WRITTEN EXERCISE »
Return only the lines from the top of the data down to the one that holds "import pandas as pd", both included, without any pictures.

SUPPLIED INFORMATION »
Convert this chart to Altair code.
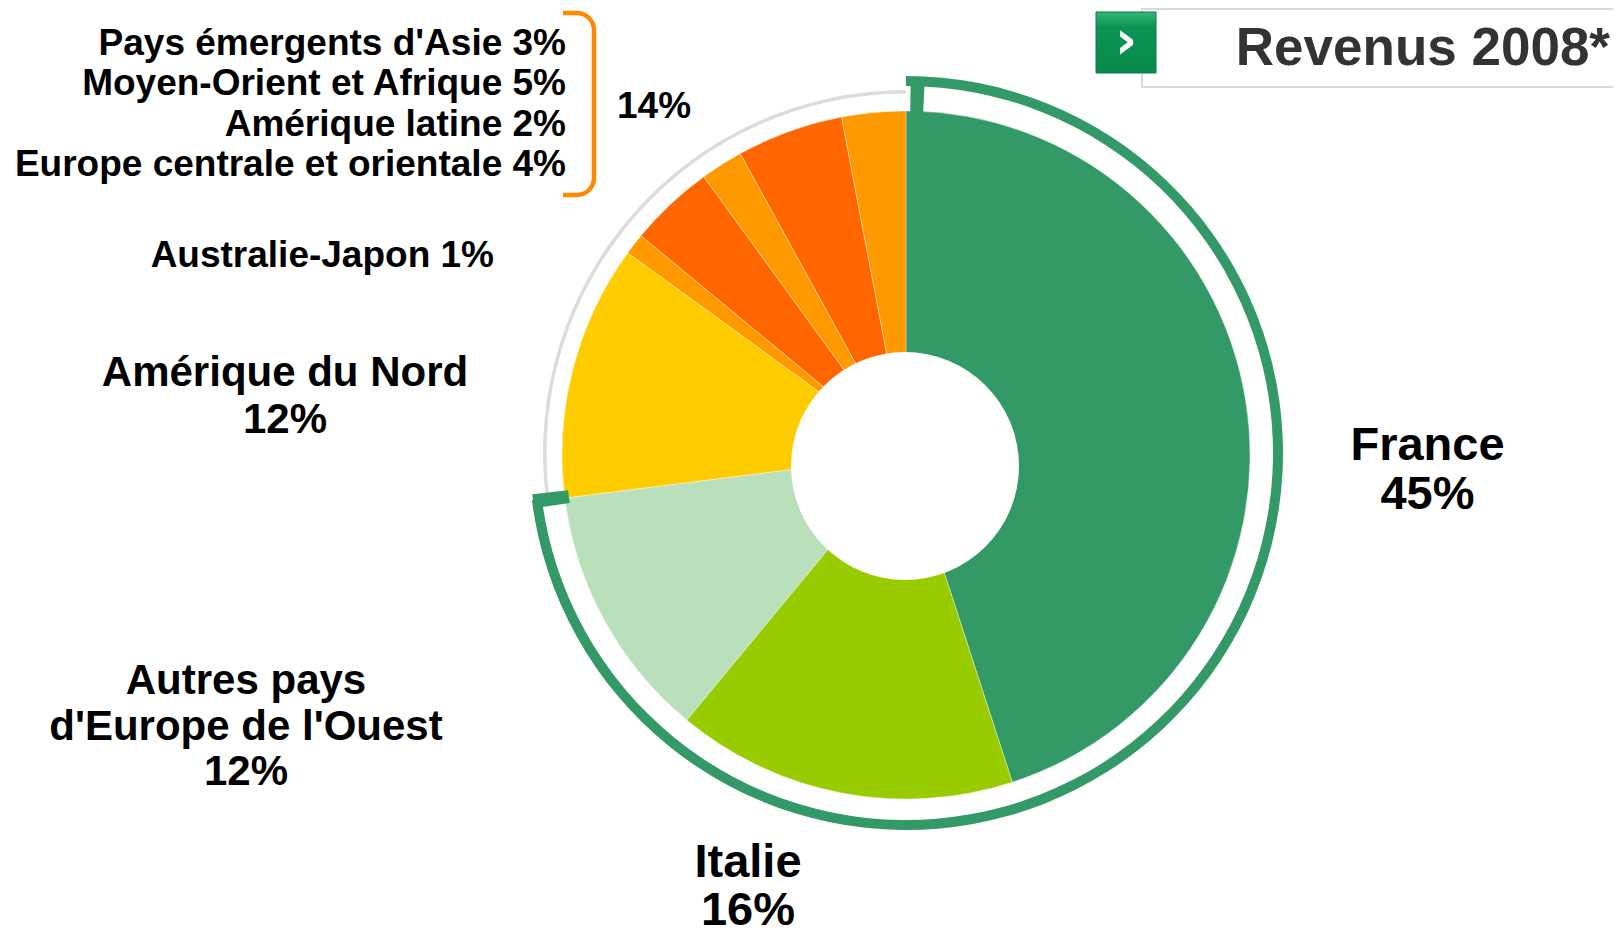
import math
import altair as alt
import pandas as pd

# ---------------- data ----------------
regions = ["France", "Italie", "Autres pays d'Europe de l'Ouest", "Amérique du Nord",
           "Australie-Japon", "Europe centrale et orientale", "Amérique latine",
           "Moyen-Orient et Afrique", "Pays émergents d'Asie"]
shares = [45, 16, 12, 12, 1, 4, 2, 5, 3]
colors = ["#339966", "#99CC00", "#B9DFBB", "#FFCC00", "#FF9900",
          "#FF6600", "#FF9900", "#FF6600", "#FF9900"]
core_count = 3          # France, Italie, Autres pays d'Europe de l'Ouest (green ring)
group_start = 5         # regions bracketed together (14%)
title_text = "Revenus 2008*"
display_names = {"Autres pays d'Europe de l'Ouest": "Autres pays\nd'Europe de l'Ouest"}

# ---------------- layout (pixels, page coordinates) ----------------
OFF = 8
W, H = 1605, 924
FONT = "Liberation Sans"


def px(v):
    return v - OFF


PIE_C = (906, 455)
HOLE_C = (905, 466)
RING_C = (906, 453)
TH = alt.Scale(domain=[0, 100], range=[0, 2 * math.pi])

pie_df = pd.DataFrame({"region": regions, "share": shares})
pie_df["end"] = pie_df["share"].cumsum()
pie_df["start"] = pie_df["end"] - pie_df["share"]
total = float(pie_df["share"].sum())
core_total = float(pie_df["share"][:core_count].sum())
group_total = int(pie_df["share"][group_start:].sum())

one = pd.DataFrame({"k": [0]})

pie = alt.Chart(pie_df).mark_arc(stroke="#ffffff", strokeWidth=0.6, strokeOpacity=0.6).encode(
    theta=alt.Theta("start:Q", scale=TH, stack=False),
    theta2="end:Q",
    color=alt.Color("region:N", scale=alt.Scale(domain=regions, range=colors), legend=None),
    radius=alt.value(344),
    x=alt.value(px(PIE_C[0])), y=alt.value(px(PIE_C[1])),
)

hole = alt.Chart(one).mark_arc(color="#ffffff").encode(
    theta=alt.value(0), theta2=alt.value(2 * math.pi), radius=alt.value(114),
    x=alt.value(px(HOLE_C[0])), y=alt.value(px(HOLE_C[1])),
)

ring_df = pd.DataFrame({"part": ["core", "rest"], "start": [0.0, core_total], "end": [core_total, total]})
green_ring = alt.Chart(ring_df).transform_filter(alt.datum.part == "core").mark_arc(color="#339966").encode(
    theta=alt.Theta("start:Q", scale=TH, stack=False), theta2="end:Q",
    radius=alt.value(377), radius2=alt.value(367),
    x=alt.value(px(RING_C[0])), y=alt.value(px(RING_C[1])),
)
gray_ring = alt.Chart(ring_df).transform_filter(alt.datum.part == "rest").mark_arc(color="#dcdcdc").encode(
    theta=alt.Theta("start:Q", scale=TH, stack=False), theta2="end:Q",
    radius=alt.value(363), radius2=alt.value(359.5),
    x=alt.value(px(RING_C[0])), y=alt.value(px(RING_C[1])),
)
TICK_W = 0.6
tick_df = pd.DataFrame({"start": [0.2, core_total - TICK_W + 0.25],
                        "end": [0.2 + TICK_W, core_total + 0.25]})
ticks = alt.Chart(tick_df).mark_arc(color="#339966").encode(
    theta=alt.Theta("start:Q", scale=TH, stack=False), theta2="end:Q",
    radius=alt.value(376), radius2=alt.value(340),
    x=alt.value(px(RING_C[0])), y=alt.value(px(RING_C[1])),
)

# ---------------- bracket ----------------
BR = "#FF8800"
BW = 4.5
br_x, br_top, br_bot, br_r, br_left = 594, 30, 178, 17, 563
bracket = [
    alt.Chart(one).mark_rule(color=BR, strokeWidth=BW).encode(
        x=alt.value(px(br_x)), y=alt.value(px(br_top)), y2=alt.value(px(br_bot))),
    alt.Chart(one).mark_rule(color=BR, strokeWidth=BW).encode(
        x=alt.value(px(br_left)), x2=alt.value(px(br_x - br_r)), y=alt.value(px(br_top - br_r))),
    alt.Chart(one).mark_rule(color=BR, strokeWidth=BW).encode(
        x=alt.value(px(br_left)), x2=alt.value(px(br_x - br_r)), y=alt.value(px(br_bot + br_r))),
    alt.Chart(one).mark_arc(color=BR).encode(
        theta=alt.value(0), theta2=alt.value(math.pi / 2),
        radius=alt.value(br_r + BW / 2), radius2=alt.value(br_r - BW / 2),
        x=alt.value(px(br_x - br_r)), y=alt.value(px(br_top))),
    alt.Chart(one).mark_arc(color=BR).encode(
        theta=alt.value(math.pi / 2), theta2=alt.value(math.pi),
        radius=alt.value(br_r + BW / 2), radius2=alt.value(br_r - BW / 2),
        x=alt.value(px(br_x - br_r)), y=alt.value(px(br_bot))),
]

# ---------------- labels ----------------
def label(text, x, y, size, align="center", lh=None, color="#000000", font=FONT):
    props = dict(font=font, fontWeight="bold", fontSize=size, align=align,
                 baseline="alphabetic", color=color, lineBreak="\n")
    if lh is not None:
        props["lineHeight"] = lh
    return alt.Chart(pd.DataFrame({"t": [text]})).mark_text(**props).encode(
        text="t:N", x=alt.value(px(x)), y=alt.value(px(y)))


def big(i):
    name = display_names.get(regions[i], regions[i])
    return f"{name}\n{shares[i]}%"


texts = [
    label(big(0), 1427.5, 459.5, 47, lh=49.5),
    label(big(1), 748, 877, 47, lh=47.5),
    label(big(2), 246, 694, 42, lh=45.5),
    label(big(3), 285, 386, 42, lh=46.5),
    label(f"{regions[4]} {shares[4]}%", 494, 267, 37, align="right"),
    label("\n".join(f"{regions[i]} {shares[i]}%" for i in reversed(range(group_start, len(regions)))),
          566, 55, 37, align="right", lh=40.3),
    label(f"{group_total}%", 617, 117.5, 37, align="left"),
]

# ---------------- title box ----------------
box = alt.Chart(one).mark_rect(fill="#ffffff", stroke="#d9d9d9", strokeWidth=2).encode(
    x=alt.value(px(1142)), x2=alt.value(px(1640)), y=alt.value(px(9)), y2=alt.value(px(87)))
icon = alt.Chart(one).mark_rect(
    color=alt.Gradient(gradient="linear",
                       stops=[alt.GradientStop(color="#34b575", offset=0),
                              alt.GradientStop(color="#0c9455", offset=0.25),
                              alt.GradientStop(color="#078a4c", offset=1)],
                       x1=0, x2=0, y1=0, y2=1),
    stroke="#0a7d47", strokeWidth=1).encode(
    x=alt.value(px(1096)), x2=alt.value(px(1156)), y=alt.value(px(12)), y2=alt.value(px(73)))
chevron = label("›", 1126, 58, 54, color="#ffffff", font="DejaVu Sans")
title = label(title_text, 1610, 65, 53, align="right", color="#333333")

chart = alt.layer(
    gray_ring, green_ring, pie, hole, ticks, *bracket, *texts, box, icon, chevron, title
).properties(
    width=W, height=H, padding=0, background="#ffffff",
    autosize=alt.AutoSizeParams(type="none")
).configure_view(strokeWidth=0, stroke="transparent")

chart.save("out.html", embed_options={"renderer": "svg", "actions": False})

TASK RESULT »
Convert this chart to Altair code.
import math
import altair as alt
import pandas as pd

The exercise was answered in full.